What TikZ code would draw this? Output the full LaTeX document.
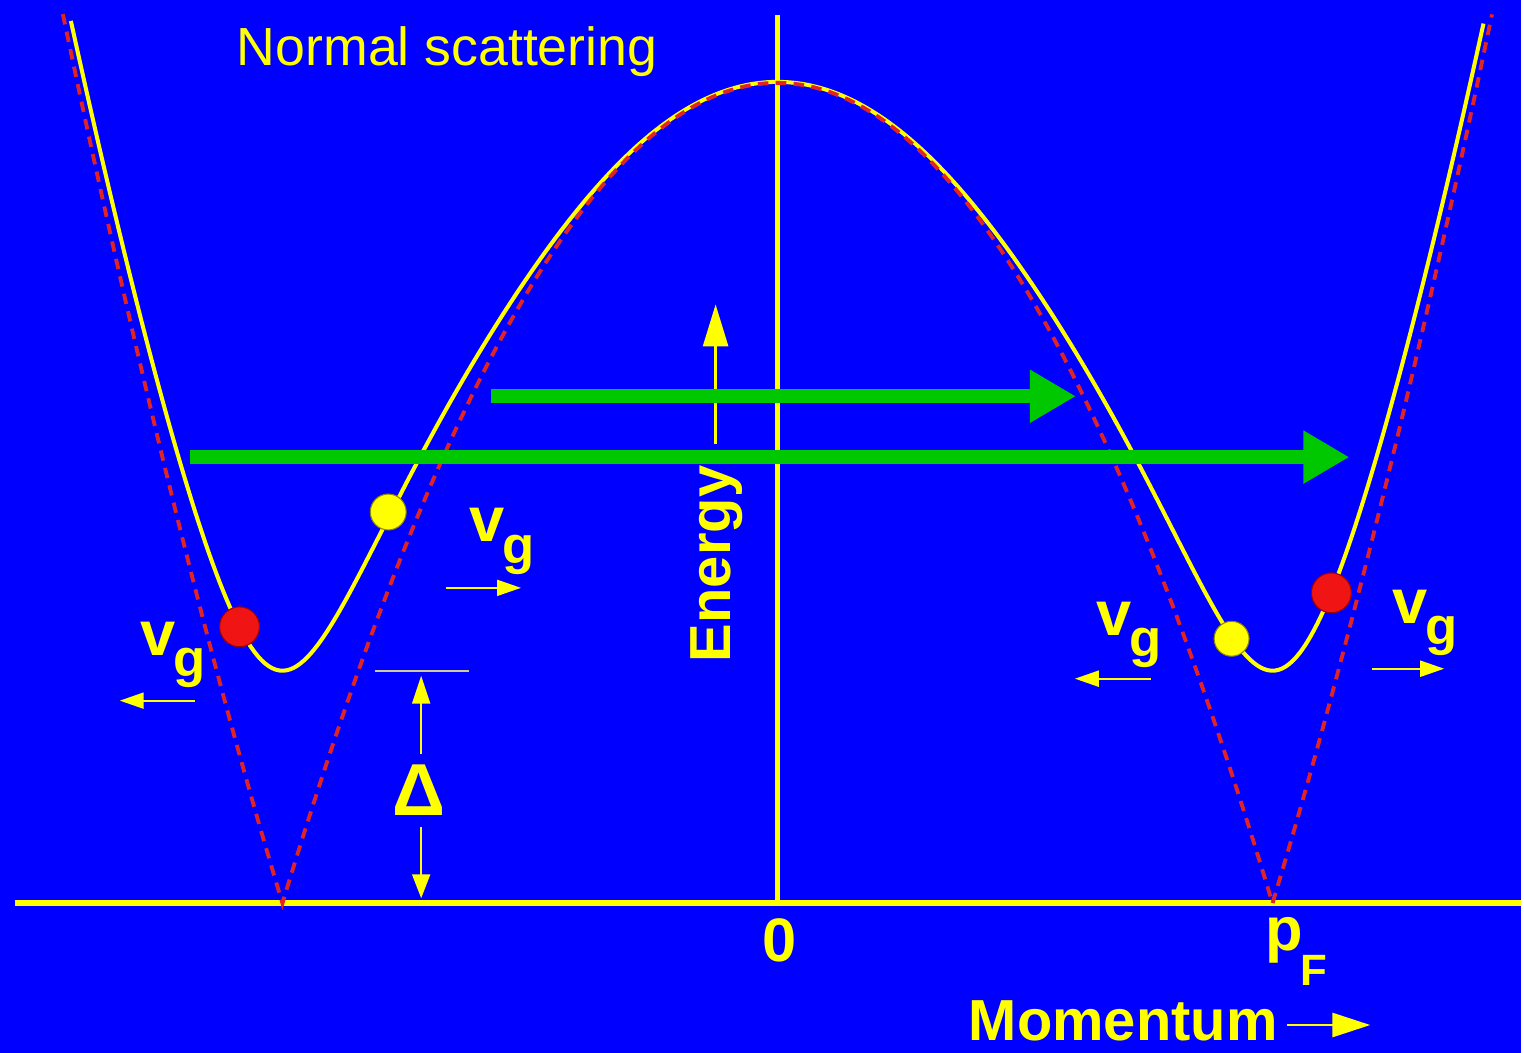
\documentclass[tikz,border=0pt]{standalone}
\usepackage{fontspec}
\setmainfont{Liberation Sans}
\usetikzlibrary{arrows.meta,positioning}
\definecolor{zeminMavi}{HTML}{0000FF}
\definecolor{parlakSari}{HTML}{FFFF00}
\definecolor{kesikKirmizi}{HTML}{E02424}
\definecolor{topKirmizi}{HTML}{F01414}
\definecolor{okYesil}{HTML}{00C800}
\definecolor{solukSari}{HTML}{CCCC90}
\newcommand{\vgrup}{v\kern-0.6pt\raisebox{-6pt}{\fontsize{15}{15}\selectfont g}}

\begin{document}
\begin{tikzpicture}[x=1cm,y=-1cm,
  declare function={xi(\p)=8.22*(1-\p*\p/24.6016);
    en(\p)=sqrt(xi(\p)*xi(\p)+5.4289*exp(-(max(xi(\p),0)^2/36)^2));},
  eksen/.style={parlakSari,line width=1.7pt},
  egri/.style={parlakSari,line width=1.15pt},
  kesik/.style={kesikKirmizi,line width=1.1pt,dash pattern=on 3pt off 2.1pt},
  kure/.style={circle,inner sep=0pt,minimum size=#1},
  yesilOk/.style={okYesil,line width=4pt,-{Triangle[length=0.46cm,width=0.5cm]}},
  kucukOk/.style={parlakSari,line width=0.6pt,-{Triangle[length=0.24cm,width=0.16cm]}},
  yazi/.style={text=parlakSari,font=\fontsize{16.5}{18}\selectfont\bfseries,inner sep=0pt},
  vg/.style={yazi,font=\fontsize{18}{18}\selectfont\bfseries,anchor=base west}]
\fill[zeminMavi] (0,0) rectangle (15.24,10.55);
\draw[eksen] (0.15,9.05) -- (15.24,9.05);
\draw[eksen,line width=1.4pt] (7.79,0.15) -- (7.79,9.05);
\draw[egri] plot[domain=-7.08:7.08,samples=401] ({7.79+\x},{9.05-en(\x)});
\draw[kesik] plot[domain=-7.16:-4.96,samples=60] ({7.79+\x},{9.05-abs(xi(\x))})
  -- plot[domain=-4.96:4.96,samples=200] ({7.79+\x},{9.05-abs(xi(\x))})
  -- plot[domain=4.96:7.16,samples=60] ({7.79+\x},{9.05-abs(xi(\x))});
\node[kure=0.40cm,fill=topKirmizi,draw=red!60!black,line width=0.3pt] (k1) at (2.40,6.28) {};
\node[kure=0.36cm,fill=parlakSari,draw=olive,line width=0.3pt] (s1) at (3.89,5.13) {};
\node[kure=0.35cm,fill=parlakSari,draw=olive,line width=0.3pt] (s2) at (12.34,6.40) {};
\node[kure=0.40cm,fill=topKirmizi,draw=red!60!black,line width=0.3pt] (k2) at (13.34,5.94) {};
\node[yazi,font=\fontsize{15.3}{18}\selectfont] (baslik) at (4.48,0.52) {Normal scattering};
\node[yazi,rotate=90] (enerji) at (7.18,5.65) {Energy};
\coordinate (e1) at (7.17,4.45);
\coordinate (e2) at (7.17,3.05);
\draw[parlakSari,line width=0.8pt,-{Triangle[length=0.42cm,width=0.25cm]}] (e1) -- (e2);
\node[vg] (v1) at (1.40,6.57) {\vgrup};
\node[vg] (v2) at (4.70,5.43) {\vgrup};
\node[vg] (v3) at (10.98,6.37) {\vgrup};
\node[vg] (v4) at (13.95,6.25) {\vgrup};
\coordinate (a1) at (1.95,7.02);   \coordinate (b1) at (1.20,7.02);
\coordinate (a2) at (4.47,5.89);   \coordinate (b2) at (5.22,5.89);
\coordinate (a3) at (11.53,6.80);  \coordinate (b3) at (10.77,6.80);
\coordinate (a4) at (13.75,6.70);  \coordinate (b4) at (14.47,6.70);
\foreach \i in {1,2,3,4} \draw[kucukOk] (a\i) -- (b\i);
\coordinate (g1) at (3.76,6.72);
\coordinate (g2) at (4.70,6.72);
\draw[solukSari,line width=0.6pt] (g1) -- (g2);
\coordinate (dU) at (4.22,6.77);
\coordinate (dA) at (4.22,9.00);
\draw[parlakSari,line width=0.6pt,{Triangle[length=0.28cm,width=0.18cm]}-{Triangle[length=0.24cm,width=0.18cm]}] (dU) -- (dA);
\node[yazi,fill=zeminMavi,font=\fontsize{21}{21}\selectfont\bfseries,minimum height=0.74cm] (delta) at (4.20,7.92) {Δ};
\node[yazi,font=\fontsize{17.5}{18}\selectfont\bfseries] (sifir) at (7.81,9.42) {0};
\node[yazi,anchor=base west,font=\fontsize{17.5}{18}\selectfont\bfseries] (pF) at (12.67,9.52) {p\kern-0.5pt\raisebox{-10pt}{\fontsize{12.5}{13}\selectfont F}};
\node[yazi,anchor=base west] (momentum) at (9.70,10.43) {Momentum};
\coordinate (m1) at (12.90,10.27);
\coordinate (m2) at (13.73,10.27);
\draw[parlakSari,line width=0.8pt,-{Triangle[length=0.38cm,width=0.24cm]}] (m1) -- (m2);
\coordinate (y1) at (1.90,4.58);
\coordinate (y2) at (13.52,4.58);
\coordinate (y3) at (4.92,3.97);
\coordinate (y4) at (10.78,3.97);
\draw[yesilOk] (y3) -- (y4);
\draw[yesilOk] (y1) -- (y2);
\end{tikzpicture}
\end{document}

● **Work to do**
Reproduce the material in its entirety and word for word, without the pictures.

● **Final result**
What TikZ code would draw this? Output the full LaTeX document.
\documentclass[tikz,border=0pt]{standalone}
\usepackage{fontspec}
\setmainfont{Liberation Sans}
\usetikzlibrary{arrows.meta,positioning}
\definecolor{zeminMavi}{HTML}{0000FF}
\definecolor{parlakSari}{HTML}{FFFF00}
\definecolor{kesikKirmizi}{HTML}{E02424}
\definecolor{topKirmizi}{HTML}{F01414}
\definecolor{okYesil}{HTML}{00C800}
\definecolor{solukSari}{HTML}{CCCC90}
\newcommand{\vgrup}{v\kern-0.6pt\raisebox{-6pt}{\fontsize{15}{15}\selectfont g}}

\begin{document}
\begin{tikzpicture}[x=1cm,y=-1cm,
  declare function={xi(\p)=8.22*(1-\p*\p/24.6016);
    en(\p)=sqrt(xi(\p)*xi(\p)+5.4289*exp(-(max(xi(\p),0)^2/36)^2));},
  eksen/.style={parlakSari,line width=1.7pt},
  egri/.style={parlakSari,line width=1.15pt},
  kesik/.style={kesikKirmizi,line width=1.1pt,dash pattern=on 3pt off 2.1pt},
  kure/.style={circle,inner sep=0pt,minimum size=#1},
  yesilOk/.style={okYesil,line width=4pt,-{Triangle[length=0.46cm,width=0.5cm]}},
  kucukOk/.style={parlakSari,line width=0.6pt,-{Triangle[length=0.24cm,width=0.16cm]}},
  yazi/.style={text=parlakSari,font=\fontsize{16.5}{18}\selectfont\bfseries,inner sep=0pt},
  vg/.style={yazi,font=\fontsize{18}{18}\selectfont\bfseries,anchor=base west}]
\fill[zeminMavi] (0,0) rectangle (15.24,10.55);
\draw[eksen] (0.15,9.05) -- (15.24,9.05);
\draw[eksen,line width=1.4pt] (7.79,0.15) -- (7.79,9.05);
\draw[egri] plot[domain=-7.08:7.08,samples=401] ({7.79+\x},{9.05-en(\x)});
\draw[kesik] plot[domain=-7.16:-4.96,samples=60] ({7.79+\x},{9.05-abs(xi(\x))})
  -- plot[domain=-4.96:4.96,samples=200] ({7.79+\x},{9.05-abs(xi(\x))})
  -- plot[domain=4.96:7.16,samples=60] ({7.79+\x},{9.05-abs(xi(\x))});
\node[kure=0.40cm,fill=topKirmizi,draw=red!60!black,line width=0.3pt] (k1) at (2.40,6.28) {};
\node[kure=0.36cm,fill=parlakSari,draw=olive,line width=0.3pt] (s1) at (3.89,5.13) {};
\node[kure=0.35cm,fill=parlakSari,draw=olive,line width=0.3pt] (s2) at (12.34,6.40) {};
\node[kure=0.40cm,fill=topKirmizi,draw=red!60!black,line width=0.3pt] (k2) at (13.34,5.94) {};
\node[yazi,font=\fontsize{15.3}{18}\selectfont] (baslik) at (4.48,0.52) {Normal scattering};
\node[yazi,rotate=90] (enerji) at (7.18,5.65) {Energy};
\coordinate (e1) at (7.17,4.45);
\coordinate (e2) at (7.17,3.05);
\draw[parlakSari,line width=0.8pt,-{Triangle[length=0.42cm,width=0.25cm]}] (e1) -- (e2);
\node[vg] (v1) at (1.40,6.57) {\vgrup};
\node[vg] (v2) at (4.70,5.43) {\vgrup};
\node[vg] (v3) at (10.98,6.37) {\vgrup};
\node[vg] (v4) at (13.95,6.25) {\vgrup};
\coordinate (a1) at (1.95,7.02);   \coordinate (b1) at (1.20,7.02);
\coordinate (a2) at (4.47,5.89);   \coordinate (b2) at (5.22,5.89);
\coordinate (a3) at (11.53,6.80);  \coordinate (b3) at (10.77,6.80);
\coordinate (a4) at (13.75,6.70);  \coordinate (b4) at (14.47,6.70);
\foreach \i in {1,2,3,4} \draw[kucukOk] (a\i) -- (b\i);
\coordinate (g1) at (3.76,6.72);
\coordinate (g2) at (4.70,6.72);
\draw[solukSari,line width=0.6pt] (g1) -- (g2);
\coordinate (dU) at (4.22,6.77);
\coordinate (dA) at (4.22,9.00);
\draw[parlakSari,line width=0.6pt,{Triangle[length=0.28cm,width=0.18cm]}-{Triangle[length=0.24cm,width=0.18cm]}] (dU) -- (dA);
\node[yazi,fill=zeminMavi,font=\fontsize{21}{21}\selectfont\bfseries,minimum height=0.74cm] (delta) at (4.20,7.92) {Δ};
\node[yazi,font=\fontsize{17.5}{18}\selectfont\bfseries] (sifir) at (7.81,9.42) {0};
\node[yazi,anchor=base west,font=\fontsize{17.5}{18}\selectfont\bfseries] (pF) at (12.67,9.52) {p\kern-0.5pt\raisebox{-10pt}{\fontsize{12.5}{13}\selectfont F}};
\node[yazi,anchor=base west] (momentum) at (9.70,10.43) {Momentum};
\coordinate (m1) at (12.90,10.27);
\coordinate (m2) at (13.73,10.27);
\draw[parlakSari,line width=0.8pt,-{Triangle[length=0.38cm,width=0.24cm]}] (m1) -- (m2);
\coordinate (y1) at (1.90,4.58);
\coordinate (y2) at (13.52,4.58);
\coordinate (y3) at (4.92,3.97);
\coordinate (y4) at (10.78,3.97);
\draw[yesilOk] (y3) -- (y4);
\draw[yesilOk] (y1) -- (y2);
\end{tikzpicture}
\end{document}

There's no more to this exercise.